TAHOMA - After eight years of using paint guns and humans to coax bears away from homes, Tahoe's BEAR League has called on some four-legged help.

Anya and Dmytro, 9-week-old Karelian bear dogs who arrived in Tahoe on March 28, will assist BEAR League Executive Director Ann Bryant in getting bears back into the forest.

"I'm getting too old to crawl under houses," Bryant said, referring to her method of waking sleeping bears. "They will help me with my job. ... The three of us will be a team."

This summer, the black and white furry puppies will start 18 months of training to detect and coax bears, chase them back into the forest and learning boundary lines. Originally from Finland and Russia, the Karelian bear dog is fast, athletic and extremely intelligent, according to Bill Fantozzi, owner of California Karelian Bear Dog Kennel.

"They have an instinctual characteristic that will work with bear, moose, wild boar - all wild game," said Fantozzi, who donated the dogs to the BEAR League. "They are very effective, especially because of their courage and bestial instincts. They jump and play with the bear with their tail wagging."

California Karelian Bear Dog Kennels trainer Bill Bates will not only teach Anya and Dmytro to track and chase bears, but to respect other wildlife. That means they will not chase squirrels or other creatures, which is important to Bryant, who rehabilitates wildlife in her Tahoma home. Bryant currently lives with two rats, nine squirrels and her pet porcupine, Marvin.

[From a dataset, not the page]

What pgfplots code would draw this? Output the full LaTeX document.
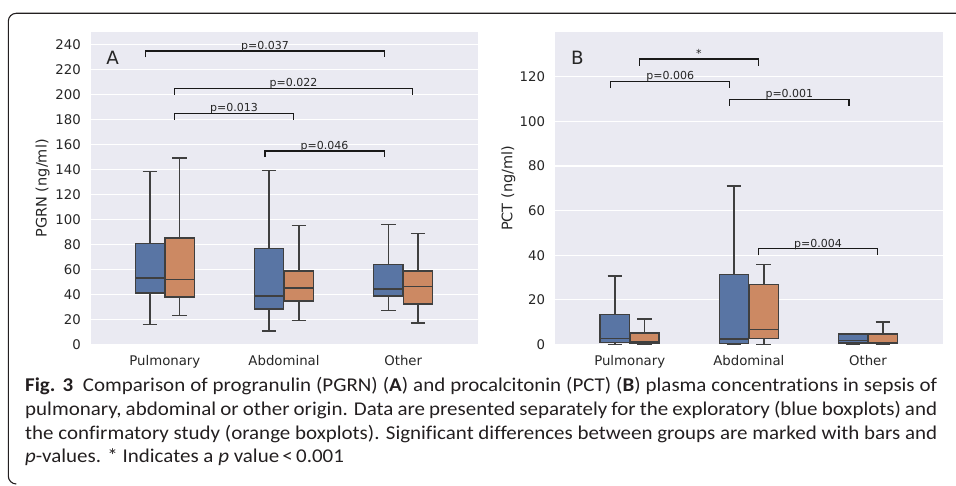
\documentclass[border=0pt]{standalone}
\usepackage{fontspec}
\usepackage{graphicx}
\usepackage{pgfplots}
\pgfplotsset{compat=1.18}
\newfontfamily\dv{DejaVu Sans}
\newfontfamily\capfont{Carlito}[FakeStretch=1.075, Ligatures=NoCommon]
\definecolor{bgc}{HTML}{EAEAF2}
\definecolor{cblue}{HTML}{5975A4}
\definecolor{corange}{HTML}{CC8963}
\definecolor{lc}{HTML}{3F3F3F}
\definecolor{tc}{HTML}{262626}
\definecolor{capc}{HTML}{231F20}
\pgfplotsset{
 sbstyle/.style={
  scale only axis, height=312.2pt,
  axis background/.style={fill=bgc},
  axis line style={draw=none},
  major tick length=0pt,
  ymajorgrids, grid style={white, line width=1.2pt},
  ymin=0,
  xtick={0,1,2}, xticklabels={Pulmonary,Abdominal,Other},
  tick label style={font=\dv\fontsize{13.3pt}{15pt}\selectfont, text=tc},
  /pgf/number format/assume math mode=true,
  yticklabel style={anchor=east, inner sep=0pt, xshift=-9.7pt},
  xticklabel style={anchor=north, inner sep=0pt, yshift=-10.3pt},
  ylabel style={font=\dv\fontsize{14.5pt}{16pt}\selectfont, text=tc, anchor=center},
  anchor=south west,
 },
 bxl/.style={draw=lc, line width=1.5pt, forget plot},
 br/.style={draw=black!90, line width=1.2pt, forget plot},
}
\tikzset{
 ptxt/.style={font=\dv\fontsize{11pt}{12pt}\selectfont, text=tc, anchor=base, yshift=1.6pt, inner sep=0pt},
 letter/.style={font=\dv\fontsize{18.3pt}{20pt}\selectfont, text=tc, anchor=base, inner sep=0pt},
}
% box: position, lower whisker, Q1, median, Q3, upper whisker, colour
\newcommand\bxp[7]{%
 \pgfmathsetmacro\xl{#1-0.1225}\pgfmathsetmacro\xr{#1+0.1225}%
 \pgfmathsetmacro\cl{#1-0.06125}\pgfmathsetmacro\cr{#1+0.06125}%
 \edef\doit{%
  \noexpand\addplot[bxl] coordinates {(#1,#2)(#1,#3)};
  \noexpand\addplot[bxl] coordinates {(#1,#5)(#1,#6)};
  \noexpand\addplot[bxl] coordinates {(\cl,#2)(\cr,#2)};
  \noexpand\addplot[bxl] coordinates {(\cl,#6)(\cr,#6)};
  \noexpand\addplot[bxl, fill=#7, line join=miter] coordinates {(\xl,#3)(\xr,#3)(\xr,#5)(\xl,#5)(\xl,#3)(\xr,#3)};
  \noexpand\addplot[bxl] coordinates {(\xl,#4)(\xr,#4)};
 }\doit}
\begin{document}
\begin{tikzpicture}
\useasboundingbox (0pt,0pt) rectangle (956pt,485pt);
% frame
\draw[capc, line width=1.1pt] (956pt,471.7pt) -- (16.3pt,471.7pt) arc[start angle=90, end angle=180, radius=8pt] -- (8.3pt,9pt) arc[start angle=180, end angle=270, radius=8pt];
% Panel A
\begin{axis}[sbstyle, at={(90.7pt,140.5pt)}, width=387pt, xmin=-0.622, xmax=2.625, ymax=250,
  ytick={0,20,...,240}, ylabel={PGRN (ng/ml)},
  ylabel style={at={(axis description cs:-0.124,0.5)}}]
\bxp{-0.125}{16}{41.1}{53.2}{81}{138.7}{cblue}
\bxp{0.125}{23.3}{38.2}{52.1}{85.3}{149.4}{corange}
\bxp{0.875}{10.7}{28.3}{39}{77}{139.5}{cblue}
\bxp{1.125}{19.2}{34.7}{45.2}{58.8}{95.2}{corange}
\bxp{1.875}{27.3}{38.7}{44.4}{63.9}{96}{cblue}
\bxp{2.125}{17.4}{32.6}{46.3}{58.8}{89}{corange}
\addplot[br] coordinates {(-0.16,230)(-0.16,235)(1.84,235)(1.84,230)};
\addplot[br] coordinates {(0.08,200)(0.08,205)(2.08,205)(2.08,200)};
\addplot[br] coordinates {(0.08,180)(0.08,185)(1.08,185)(1.08,180)};
\addplot[br] coordinates {(0.84,150)(0.84,155)(1.84,155)(1.84,150)};
\node[ptxt] at (axis cs:0.84,235) {p=0.037};
\node[ptxt] at (axis cs:1.08,205) {p=0.022};
\node[ptxt] at (axis cs:0.58,185) {p=0.013};
\node[ptxt] at (axis cs:1.34,155) {p=0.046};
\node[letter] at (axis description cs:0.0568,0.898) {A};
\end{axis}
% Panel B
\begin{axis}[sbstyle, at={(555pt,140.5pt)}, width=388.3pt, xmin=-0.627, xmax=2.632, ymax=140,
  ytick={0,20,...,120}, ylabel={PCT (ng/ml)},
  ylabel style={at={(axis description cs:-0.1203,0.5)}}]
\bxp{-0.125}{0}{0.8}{2.7}{13.5}{30.8}{cblue}
\bxp{0.125}{0}{0.4}{1.2}{5.2}{11.5}{corange}
\bxp{0.875}{0}{0.4}{2.5}{31.3}{71}{cblue}
\bxp{1.125}{0}{2.7}{6.7}{26.9}{35.9}{corange}
\bxp{1.875}{0}{0.6}{1.8}{4.6}{4.6}{cblue}
\bxp{2.125}{0}{0.4}{1.0}{4.6}{10}{corange}
\addplot[br] coordinates {(0.08,125)(0.08,128)(1.08,128)(1.08,125)};
\addplot[br] coordinates {(-0.16,115)(-0.16,118)(0.84,118)(0.84,115)};
\addplot[br] coordinates {(0.84,107)(0.84,110)(1.84,110)(1.84,107)};
\addplot[br] coordinates {(1.08,40)(1.08,43)(2.08,43)(2.08,40)};
\node[ptxt] at (axis cs:0.58,128) {*};
\node[ptxt] at (axis cs:0.34,118) {p=0.006};
\node[ptxt] at (axis cs:1.34,110) {p=0.001};
\node[ptxt] at (axis cs:1.58,43) {p=0.004};
\node[letter] at (axis description cs:0.0574,0.898) {B};
\end{axis}
% caption
\begin{scope}[every node/.style={anchor=base west, inner sep=0pt, text=capc, font=\capfont\fontsize{19.5pt}{23.5pt}\selectfont}]
\node at (25pt,93pt) {\makebox[912pt][s]{\textbf{Fig. 3}\enspace Comparison of progranulin (PGRN) (\textbf{A}) and procalcitonin (PCT) (\textbf{B}) plasma concentrations in sepsis of}};
\node at (25pt,69.5pt) {\makebox[912pt][s]{pulmonary, abdominal or other origin. Data are presented separately for the exploratory (blue boxplots) and}};
\node at (25pt,46pt) {\makebox[912pt][s]{the confirmatory study (orange boxplots). Significant differences between groups are marked with bars and}};
\node at (25pt,22.5pt) {\textit{p}-values. * Indicates a \textit{p} value\,<\,0.001};
\end{scope}
\end{tikzpicture}
\end{document}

"If they can help the bear and the community, how can you say no to something like this?" said Bryant, who was reluctant to become attached to another dog after her dog died years ago. "I said I would never have a dog again. ... They [the puppies' mom and dad] didn't chase the squirrels or bother the porcupine. They will work out with the other wildlife I work with."

Bates, who has trained dogs for more than 20 years, will teach the dogs bear calls, Russian commands and how to do their job without a handler present. He will come to Tahoe with Anya and Dmytro's mother and father, Grizzly and Laska, to help in the training. Bryant will also take the pups to Los Angeles, where Fantozzi's kennel is based.

The dogs will don orange vests with the BEAR League's logo while they are out working. Bryant said she is excited about Tahoe's new addition and hopes the community will be, as well.

"They are living with me, but these dogs belong to the community," Bryant said. "They are our dogs, not my dogs. They are here not only helping bears, but helping people."